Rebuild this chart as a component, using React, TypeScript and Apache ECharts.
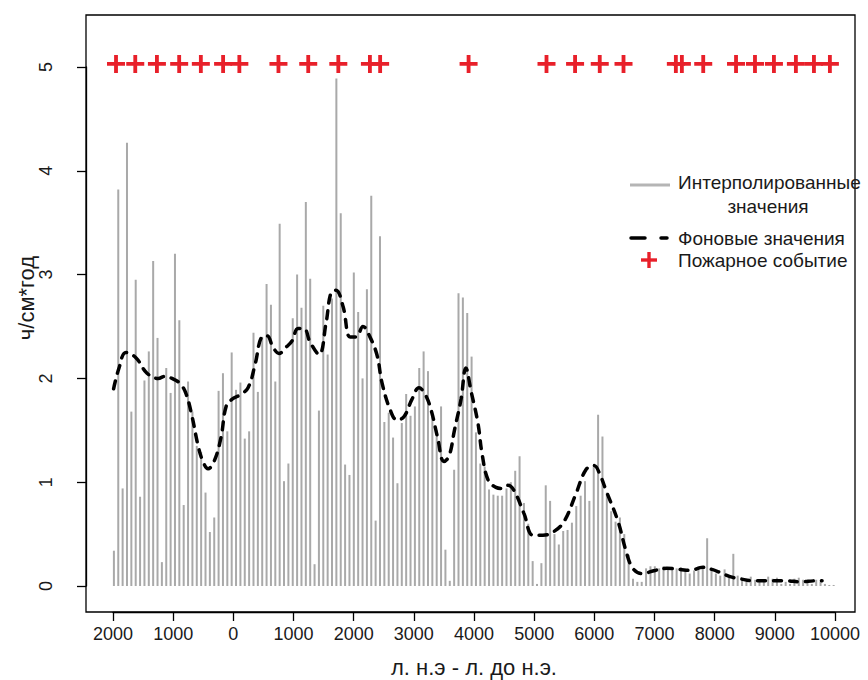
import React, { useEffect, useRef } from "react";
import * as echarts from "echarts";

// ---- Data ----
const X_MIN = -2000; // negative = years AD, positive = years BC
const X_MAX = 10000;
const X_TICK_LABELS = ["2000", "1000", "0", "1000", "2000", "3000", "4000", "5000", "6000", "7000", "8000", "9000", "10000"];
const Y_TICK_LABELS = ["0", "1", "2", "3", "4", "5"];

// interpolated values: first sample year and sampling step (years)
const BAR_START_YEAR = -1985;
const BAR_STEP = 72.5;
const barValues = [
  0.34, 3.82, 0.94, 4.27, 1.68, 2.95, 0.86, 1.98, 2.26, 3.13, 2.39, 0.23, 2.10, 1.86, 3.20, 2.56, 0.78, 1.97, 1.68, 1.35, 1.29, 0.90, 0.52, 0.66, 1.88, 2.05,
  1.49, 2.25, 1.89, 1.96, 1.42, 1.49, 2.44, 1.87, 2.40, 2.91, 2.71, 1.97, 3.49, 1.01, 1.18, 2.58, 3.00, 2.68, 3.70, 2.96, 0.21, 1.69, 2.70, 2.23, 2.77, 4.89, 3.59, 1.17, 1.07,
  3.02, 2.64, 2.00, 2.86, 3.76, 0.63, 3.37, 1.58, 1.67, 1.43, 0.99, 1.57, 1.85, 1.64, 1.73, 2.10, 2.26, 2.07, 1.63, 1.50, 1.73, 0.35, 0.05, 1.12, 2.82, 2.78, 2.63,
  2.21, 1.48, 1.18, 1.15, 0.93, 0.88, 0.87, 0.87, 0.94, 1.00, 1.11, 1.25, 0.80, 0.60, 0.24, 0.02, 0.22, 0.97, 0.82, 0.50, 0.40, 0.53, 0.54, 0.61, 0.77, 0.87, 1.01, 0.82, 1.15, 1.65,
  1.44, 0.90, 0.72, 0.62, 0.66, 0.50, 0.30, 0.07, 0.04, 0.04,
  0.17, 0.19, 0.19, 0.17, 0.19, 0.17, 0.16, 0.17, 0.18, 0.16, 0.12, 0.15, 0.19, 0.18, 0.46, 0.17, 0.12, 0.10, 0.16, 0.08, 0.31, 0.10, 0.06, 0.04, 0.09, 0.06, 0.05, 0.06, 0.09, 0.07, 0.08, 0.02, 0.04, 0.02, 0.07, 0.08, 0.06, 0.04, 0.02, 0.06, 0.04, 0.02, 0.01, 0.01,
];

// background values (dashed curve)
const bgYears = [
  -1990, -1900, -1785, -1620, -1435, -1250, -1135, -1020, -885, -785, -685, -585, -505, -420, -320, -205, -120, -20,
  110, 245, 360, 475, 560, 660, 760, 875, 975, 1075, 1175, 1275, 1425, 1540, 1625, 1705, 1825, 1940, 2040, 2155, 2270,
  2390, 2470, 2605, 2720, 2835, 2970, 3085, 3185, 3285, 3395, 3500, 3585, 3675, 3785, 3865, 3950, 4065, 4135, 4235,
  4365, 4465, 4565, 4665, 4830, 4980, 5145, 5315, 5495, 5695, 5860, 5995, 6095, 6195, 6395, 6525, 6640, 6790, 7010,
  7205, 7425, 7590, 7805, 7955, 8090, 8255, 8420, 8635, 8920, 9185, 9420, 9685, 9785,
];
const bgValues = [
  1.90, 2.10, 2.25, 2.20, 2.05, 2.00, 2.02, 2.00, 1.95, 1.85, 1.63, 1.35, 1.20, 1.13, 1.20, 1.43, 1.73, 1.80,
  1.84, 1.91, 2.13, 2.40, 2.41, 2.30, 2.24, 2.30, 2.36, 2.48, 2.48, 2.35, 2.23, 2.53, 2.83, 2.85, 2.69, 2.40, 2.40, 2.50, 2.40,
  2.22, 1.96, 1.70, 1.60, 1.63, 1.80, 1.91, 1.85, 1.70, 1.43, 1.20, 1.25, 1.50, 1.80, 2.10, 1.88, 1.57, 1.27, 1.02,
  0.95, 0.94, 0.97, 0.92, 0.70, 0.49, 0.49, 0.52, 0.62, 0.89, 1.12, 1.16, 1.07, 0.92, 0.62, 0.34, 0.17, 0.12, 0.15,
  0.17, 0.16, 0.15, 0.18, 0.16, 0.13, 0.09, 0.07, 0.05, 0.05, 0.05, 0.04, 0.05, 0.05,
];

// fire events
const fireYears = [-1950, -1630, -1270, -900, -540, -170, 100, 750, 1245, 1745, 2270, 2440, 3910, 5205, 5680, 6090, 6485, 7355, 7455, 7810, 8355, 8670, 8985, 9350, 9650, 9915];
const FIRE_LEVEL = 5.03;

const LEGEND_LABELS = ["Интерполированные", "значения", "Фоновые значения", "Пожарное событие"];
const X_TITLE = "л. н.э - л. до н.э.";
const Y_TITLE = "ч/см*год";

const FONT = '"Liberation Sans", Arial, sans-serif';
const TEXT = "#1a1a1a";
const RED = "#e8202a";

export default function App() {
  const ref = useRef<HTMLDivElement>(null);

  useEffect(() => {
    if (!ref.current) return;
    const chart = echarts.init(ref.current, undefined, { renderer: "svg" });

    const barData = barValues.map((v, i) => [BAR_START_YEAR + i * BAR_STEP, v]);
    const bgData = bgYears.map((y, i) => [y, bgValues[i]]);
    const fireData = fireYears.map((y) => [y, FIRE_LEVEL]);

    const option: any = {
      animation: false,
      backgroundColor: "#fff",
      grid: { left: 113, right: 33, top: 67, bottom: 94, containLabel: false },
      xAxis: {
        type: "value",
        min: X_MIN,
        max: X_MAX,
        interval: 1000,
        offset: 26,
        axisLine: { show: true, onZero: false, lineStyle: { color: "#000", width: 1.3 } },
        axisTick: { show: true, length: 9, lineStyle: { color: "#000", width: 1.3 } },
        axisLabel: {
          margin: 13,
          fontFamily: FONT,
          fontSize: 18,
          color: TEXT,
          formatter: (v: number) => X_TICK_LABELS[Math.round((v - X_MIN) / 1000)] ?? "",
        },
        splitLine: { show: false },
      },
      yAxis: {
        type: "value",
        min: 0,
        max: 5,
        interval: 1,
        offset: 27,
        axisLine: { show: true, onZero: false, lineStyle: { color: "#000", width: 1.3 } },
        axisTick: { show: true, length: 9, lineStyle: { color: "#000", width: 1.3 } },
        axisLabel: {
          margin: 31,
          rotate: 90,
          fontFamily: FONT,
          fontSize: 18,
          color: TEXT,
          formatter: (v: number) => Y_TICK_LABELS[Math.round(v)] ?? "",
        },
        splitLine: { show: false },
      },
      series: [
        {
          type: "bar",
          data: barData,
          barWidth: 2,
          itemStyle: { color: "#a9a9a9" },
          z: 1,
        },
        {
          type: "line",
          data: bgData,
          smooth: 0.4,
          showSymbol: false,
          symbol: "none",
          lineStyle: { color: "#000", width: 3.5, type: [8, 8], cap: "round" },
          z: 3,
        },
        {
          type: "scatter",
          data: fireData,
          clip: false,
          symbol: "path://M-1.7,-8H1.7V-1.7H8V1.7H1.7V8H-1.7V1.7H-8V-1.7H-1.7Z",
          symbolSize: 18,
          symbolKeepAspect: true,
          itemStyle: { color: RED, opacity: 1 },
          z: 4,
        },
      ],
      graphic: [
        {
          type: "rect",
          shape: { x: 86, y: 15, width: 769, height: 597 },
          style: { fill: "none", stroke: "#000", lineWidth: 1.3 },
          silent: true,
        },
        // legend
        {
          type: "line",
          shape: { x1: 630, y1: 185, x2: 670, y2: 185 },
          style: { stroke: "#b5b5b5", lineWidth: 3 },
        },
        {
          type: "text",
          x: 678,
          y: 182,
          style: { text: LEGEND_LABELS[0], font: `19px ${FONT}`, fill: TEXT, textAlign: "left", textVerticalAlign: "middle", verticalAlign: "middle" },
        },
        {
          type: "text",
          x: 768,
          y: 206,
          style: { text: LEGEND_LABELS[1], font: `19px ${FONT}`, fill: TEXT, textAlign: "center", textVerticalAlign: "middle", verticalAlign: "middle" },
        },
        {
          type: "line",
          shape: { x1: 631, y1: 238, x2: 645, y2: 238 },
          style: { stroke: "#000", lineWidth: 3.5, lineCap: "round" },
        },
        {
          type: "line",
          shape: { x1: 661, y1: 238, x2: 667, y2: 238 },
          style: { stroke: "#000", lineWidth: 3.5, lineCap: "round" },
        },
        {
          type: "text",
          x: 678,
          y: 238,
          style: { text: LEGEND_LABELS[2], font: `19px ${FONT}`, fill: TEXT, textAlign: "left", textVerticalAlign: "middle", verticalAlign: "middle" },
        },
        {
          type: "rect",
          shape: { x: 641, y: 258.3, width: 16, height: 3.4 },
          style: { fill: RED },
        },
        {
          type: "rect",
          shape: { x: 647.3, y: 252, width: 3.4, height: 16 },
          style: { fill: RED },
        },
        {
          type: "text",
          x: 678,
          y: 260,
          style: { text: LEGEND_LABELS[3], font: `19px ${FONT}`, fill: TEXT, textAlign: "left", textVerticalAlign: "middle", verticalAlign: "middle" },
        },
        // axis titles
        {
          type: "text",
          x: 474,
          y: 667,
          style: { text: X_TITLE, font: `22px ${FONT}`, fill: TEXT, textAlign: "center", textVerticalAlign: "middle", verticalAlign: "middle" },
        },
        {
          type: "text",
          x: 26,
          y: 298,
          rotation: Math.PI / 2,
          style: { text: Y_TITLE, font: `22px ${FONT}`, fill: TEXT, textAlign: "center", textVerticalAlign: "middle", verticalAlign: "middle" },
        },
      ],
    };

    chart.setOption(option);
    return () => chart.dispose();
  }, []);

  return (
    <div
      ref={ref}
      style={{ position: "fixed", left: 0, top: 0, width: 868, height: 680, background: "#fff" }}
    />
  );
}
★ ★ ★ ★ ★
Aim =
Extract, word for word, each line from the top of the data down to and including the line with "import * as"; skip the pictures.

Solution to this exercise =
Rebuild this chart as a component, using React, TypeScript and Apache ECharts.
import React, { useEffect, useRef } from "react";
import * as echarts from "echarts";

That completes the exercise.